Identification of structures driving trailing-edge noise. Part II -- Numerical investigation

TL;DR

This study uses high-fidelity simulations and spectral analysis to identify the turbulent structures responsible for broadband trailing-edge noise on an airfoil, confirming experimental observations and proposing a reduced-order acoustic model.

Contribution

It introduces a detailed numerical investigation linking spanwise-coherent structures to trailing-edge noise, and develops a reduced-order model for acoustic prediction.

Findings

Streamwise-travelling wavepackets are identified as noise sources.

Good agreement between simulations and experiments in flow and acoustic spectra.

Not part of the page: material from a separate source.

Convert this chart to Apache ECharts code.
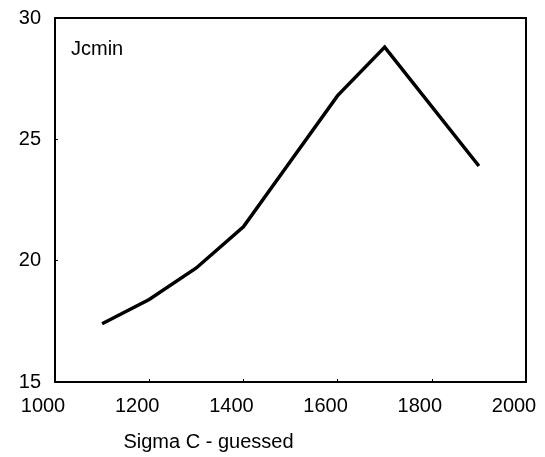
<!DOCTYPE html>
<html>
<head>
<meta charset="utf-8">
<script src="https://cdn.jsdelivr.net/npm/echarts@6/dist/echarts.min.js"></script>
<style>html,body{margin:0;padding:0;background:#fff}#c{width:545px;height:457px}</style>
</head>
<body>
<div id="c"></div>
<script>
var sigmaC = [1100, 1200, 1300, 1400, 1500, 1600, 1700, 1900];
var jcmin = [17.4, 18.4, 19.7, 21.4, 24.1, 26.8, 28.8, 23.9];
var xTicks = [1000, 1200, 1400, 1600, 1800, 2000];
var yTicks = [15, 20, 25, 30];
var titleText = 'Jcmin';
var xAxisTitle = 'Sigma C - guessed';

var font = 'Liberation Sans, Arial, sans-serif';
var chart = echarts.init(document.getElementById('c'), null, {renderer: 'canvas'});
chart.setOption({
  animation: false,
  backgroundColor: '#fff',
  title: {
    text: titleText, left: 66, top: 34,
    textStyle: {fontFamily: font, fontSize: 20, fontWeight: 'normal', color: '#000'}
  },
  grid: {left: 55, right: 19, top: 18, bottom: 72, show: true, borderColor: '#000', borderWidth: 2, backgroundColor: 'transparent'},
  xAxis: {
    type: 'value', min: xTicks[0], max: xTicks[xTicks.length - 1], interval: 200,
    name: xAxisTitle, nameLocation: 'middle', nameGap: 50,
    nameTextStyle: {fontFamily: font, fontSize: 20, color: '#000', padding: [0, 164, 0, 0]},
    axisLine: {show: true, lineStyle: {color: '#000', width: 2}},
    axisTick: {show: true, inside: true, length: 3, lineStyle: {color: '#000'}},
    splitLine: {show: false},
    axisLabel: {fontFamily: font, fontSize: 20, color: '#000', margin: 14, padding: [0, 24, 0, 0],
      formatter: function (v) { return String(v); }}
  },
  yAxis: {
    type: 'value', min: yTicks[0], max: yTicks[yTicks.length - 1], interval: 5,
    axisLine: {show: true, lineStyle: {color: '#000', width: 2}},
    axisTick: {show: true, inside: true, length: 3, lineStyle: {color: '#000'}},
    splitLine: {show: false},
    axisLabel: {fontFamily: font, fontSize: 20, color: '#000', margin: 14,
      formatter: function (v) { return String(v); }}
  },
  series: [{
    type: 'line',
    data: sigmaC.map(function (x, i) { return [x, jcmin[i]]; }),
    showSymbol: false,
    lineStyle: {color: '#000', width: 3.5, join: 'miter'}
  }]
});
</script>
</body>
</html>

A low-rank acoustic model is proposed for far-field noise reconstruction.

Abstract

The aim of the present work is to investigate the mechanisms of broadband trailing-edge noise generation to improve prediction tools and control strategies. We focus on a NACA 0012 airfoil at 3 degrees angle of attack and chord Reynolds number Re = 200,000. A high-fidelity wall-resolved compressible implicit large eddy simulation (LES) is performed to collect data for our analysis. The simulation is designed in close alignment with the experiment described in detail in the companion paper (Demange et al. 2024b). Zig-zag geometrical tripping elements, added to generate a turbulent boundary layer, are meshed to closely follow the experimental setup. A large spanwise domain is used in the simulation to include propagative acoustic waves with low wavenumbers. An in-depth comparison with experiments is conducted showing good agreement in terms of mean flow statistics, acoustic and hydrodynamic spectra, and coherence lengths. Furthermore, a strong correlation is found between the radiated acoustics and spanwise-coherent structures. To investigate the correlation for higher wavenumbers, spectral proper orthogonal decomposition (SPOD) is applied to the spanwise Fourier-transformed LES dataset. The analysis of all SPOD modes for the leading spanwise wavenumbers reveals streamwise-travelling wavepackets as the source of the radiated acoustics. This finding, confirming observations from experiments in the companion paper, leads to a new understanding of the turbulent structures driving the trailing-edge noise. By performing extended SPOD based on the acoustic region, we confirm the low rank nature of the acoustics, and a reduced-order model based on acoustic extended SPOD is proposed for the far-field acoustic reconstruction.